--- begin ---

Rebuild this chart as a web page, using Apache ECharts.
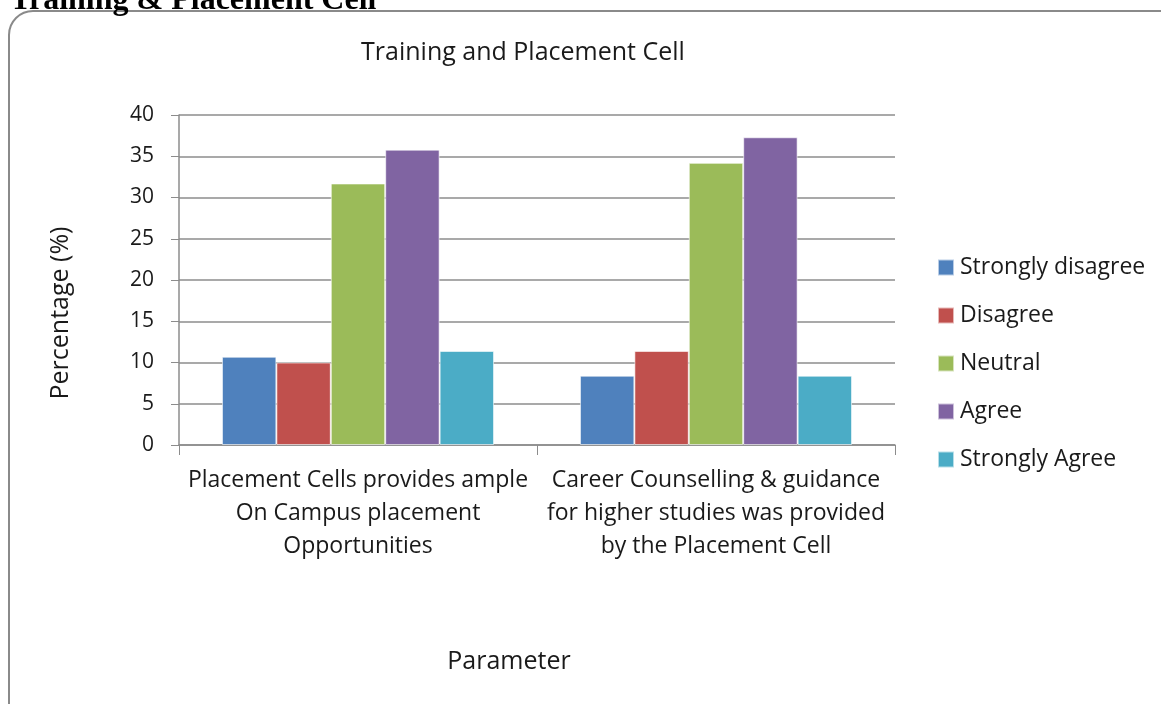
<!DOCTYPE html>
<html>
<head>
  <meta charset="UTF-8">
  <title>Training and Placement Cell</title>
  <script src="https://cdn.jsdelivr.net/npm/echarts@6/dist/echarts.min.js"></script>
</head>
<body style="margin: 0; background-color: #ffffff;">
  <div id="main" style="width: 1161px; height: 704px;"></div>
  <script type="text/javascript">
    // data
    var categories = [
      'Placement Cells provides ample\nOn Campus placement\nOpportunities',
      'Career Counselling & guidance\nfor higher studies was provided\nby the Placement Cell'
    ];
    var seriesNames = ['Strongly disagree', 'Disagree', 'Neutral', 'Agree', 'Strongly Agree'];
    var stronglyDisagree = [10.7, 8.4];
    var disagree = [10.0, 11.4];
    var neutral = [31.7, 34.2];
    var agree = [35.8, 37.3];
    var stronglyAgree = [11.4, 8.4];
    var colors = ['#4f81bd', '#c0504d', '#9bbb59', '#8064a2', '#4bacc6'];

    var font = '"Open Sans", "DejaVu Sans", sans-serif';
    var myChart = echarts.init(document.getElementById('main'));

    var values = [stronglyDisagree, disagree, neutral, agree, stronglyAgree];
    var series = seriesNames.map(function (name, i) {
      return {
        name: name,
        type: 'bar',
        data: values[i],
        barGap: '0%',
        barCategoryGap: '24%',
        itemStyle: {
          color: colors[i],
          borderColor: 'rgba(255,255,255,0.6)',
          borderWidth: 1
        }
      };
    });

    var option = {
      backgroundColor: '#ffffff',
      animation: false,
      color: colors,
      title: {
        text: 'Training and Placement Cell',
        left: 518,
        top: 35,
        textAlign: 'center',
        textStyle: {
          fontFamily: font,
          fontSize: 25,
          fontWeight: 'normal',
          color: '#1a1a1a'
        }
      },
      graphic: [
        {
          type: 'rect',
          shape: { x: 9, y: 11, width: 1180, height: 720, r: 24 },
          style: { fill: 'none', stroke: '#8a8a8a', lineWidth: 2 },
          z: -1
        },
        {
          type: 'text',
          left: 10,
          top: -15,
          style: {
            text: 'Training & Placement Cell',
            font: 'bold 32px "Liberation Serif", serif',
            fill: '#000000'
          }
        }
      ],
      legend: {
        orient: 'vertical',
        left: 932,
        top: 251,
        itemWidth: 16,
        itemHeight: 16,
        itemGap: 25,
        icon: 'rect',
        textStyle: {
          fontFamily: font,
          fontSize: 23,
          color: '#1a1a1a',
          padding: [0, 0, 0, 1]
        }
      },
      grid: {
        left: 179,
        right: 266,
        top: 115,
        bottom: 259
      },
      xAxis: {
        type: 'category',
        data: categories,
        name: 'Parameter',
        nameLocation: 'middle',
        nameGap: 204,
        nameTextStyle: {
          fontFamily: font,
          fontSize: 25,
          color: '#1a1a1a',
          padding: [0, 56, 0, 0]
        },
        axisLine: { lineStyle: { color: '#8c8c8c', width: 1.5 } },
        axisTick: { show: true, length: 10, lineStyle: { color: '#8c8c8c' } },
        axisLabel: {
          fontFamily: font,
          fontSize: 23,
          lineHeight: 33,
          color: '#1a1a1a',
          margin: 19,
          interval: 0
        }
      },
      yAxis: {
        type: 'value',
        min: 0,
        max: 40,
        interval: 5,
        name: 'Percentage (%)',
        nameLocation: 'middle',
        nameGap: 106,
        nameTextStyle: {
          fontFamily: font,
          fontSize: 25,
          color: '#1a1a1a',
          padding: [0, 66, 0, 0]
        },
        axisLine: { show: true, lineStyle: { color: '#8c8c8c', width: 1.5 } },
        axisTick: { show: true, length: 8, lineStyle: { color: '#8c8c8c' } },
        axisLabel: {
          fontFamily: font,
          fontSize: 21,
          color: '#1a1a1a',
          margin: 25
        },
        splitLine: { lineStyle: { color: '#8c8c8c', width: 1.5 } }
      },
      series: series
    };

    myChart.setOption(option);
  </script>
</body>
</html>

--- end ---

▸ **GOAL**:
Copy the data exactly. Any picture it contains is to be omitted.

▸ **SOLUTION TO THIS EXERCISE**:
Rebuild this chart as a web page, using Apache ECharts.
<!DOCTYPE html>
<html>
<head>
  <meta charset="UTF-8">
  <title>Training and Placement Cell</title>
  <script src="https://cdn.jsdelivr.net/npm/echarts@6/dist/echarts.min.js"></script>
</head>
<body style="margin: 0; background-color: #ffffff;">
  <div id="main" style="width: 1161px; height: 704px;"></div>
  <script type="text/javascript">
    // data
    var categories = [
      'Placement Cells provides ample\nOn Campus placement\nOpportunities',
      'Career Counselling & guidance\nfor higher studies was provided\nby the Placement Cell'
    ];
    var seriesNames = ['Strongly disagree', 'Disagree', 'Neutral', 'Agree', 'Strongly Agree'];
    var stronglyDisagree = [10.7, 8.4];
    var disagree = [10.0, 11.4];
    var neutral = [31.7, 34.2];
    var agree = [35.8, 37.3];
    var stronglyAgree = [11.4, 8.4];
    var colors = ['#4f81bd', '#c0504d', '#9bbb59', '#8064a2', '#4bacc6'];

    var font = '"Open Sans", "DejaVu Sans", sans-serif';
    var myChart = echarts.init(document.getElementById('main'));

    var values = [stronglyDisagree, disagree, neutral, agree, stronglyAgree];
    var series = seriesNames.map(function (name, i) {
      return {
        name: name,
        type: 'bar',
        data: values[i],
        barGap: '0%',
        barCategoryGap: '24%',
        itemStyle: {
          color: colors[i],
          borderColor: 'rgba(255,255,255,0.6)',
          borderWidth: 1
        }
      };
    });

    var option = {
      backgroundColor: '#ffffff',
      animation: false,
      color: colors,
      title: {
        text: 'Training and Placement Cell',
        left: 518,
        top: 35,
        textAlign: 'center',
        textStyle: {
          fontFamily: font,
          fontSize: 25,
          fontWeight: 'normal',
          color: '#1a1a1a'
        }
      },
      graphic: [
        {
          type: 'rect',
          shape: { x: 9, y: 11, width: 1180, height: 720, r: 24 },
          style: { fill: 'none', stroke: '#8a8a8a', lineWidth: 2 },
          z: -1
        },
        {
          type: 'text',
          left: 10,
          top: -15,
          style: {
            text: 'Training & Placement Cell',
            font: 'bold 32px "Liberation Serif", serif',
            fill: '#000000'
          }
        }
      ],
      legend: {
        orient: 'vertical',
        left: 932,
        top: 251,
        itemWidth: 16,
        itemHeight: 16,
        itemGap: 25,
        icon: 'rect',
        textStyle: {
          fontFamily: font,
          fontSize: 23,
          color: '#1a1a1a',
          padding: [0, 0, 0, 1]
        }
      },
      grid: {
        left: 179,
        right: 266,
        top: 115,
        bottom: 259
      },
      xAxis: {
        type: 'category',
        data: categories,
        name: 'Parameter',
        nameLocation: 'middle',
        nameGap: 204,
        nameTextStyle: {
          fontFamily: font,
          fontSize: 25,
          color: '#1a1a1a',
          padding: [0, 56, 0, 0]
        },
        axisLine: { lineStyle: { color: '#8c8c8c', width: 1.5 } },
        axisTick: { show: true, length: 10, lineStyle: { color: '#8c8c8c' } },
        axisLabel: {
          fontFamily: font,
          fontSize: 23,
          lineHeight: 33,
          color: '#1a1a1a',
          margin: 19,
          interval: 0
        }
      },
      yAxis: {
        type: 'value',
        min: 0,
        max: 40,
        interval: 5,
        name: 'Percentage (%)',
        nameLocation: 'middle',
        nameGap: 106,
        nameTextStyle: {
          fontFamily: font,
          fontSize: 25,
          color: '#1a1a1a',
          padding: [0, 66, 0, 0]
        },
        axisLine: { show: true, lineStyle: { color: '#8c8c8c', width: 1.5 } },
        axisTick: { show: true, length: 8, lineStyle: { color: '#8c8c8c' } },
        axisLabel: {
          fontFamily: font,
          fontSize: 21,
          color: '#1a1a1a',
          margin: 25
        },
        splitLine: { lineStyle: { color: '#8c8c8c', width: 1.5 } }
      },
      series: series
    };

    myChart.setOption(option);
  </script>
</body>
</html>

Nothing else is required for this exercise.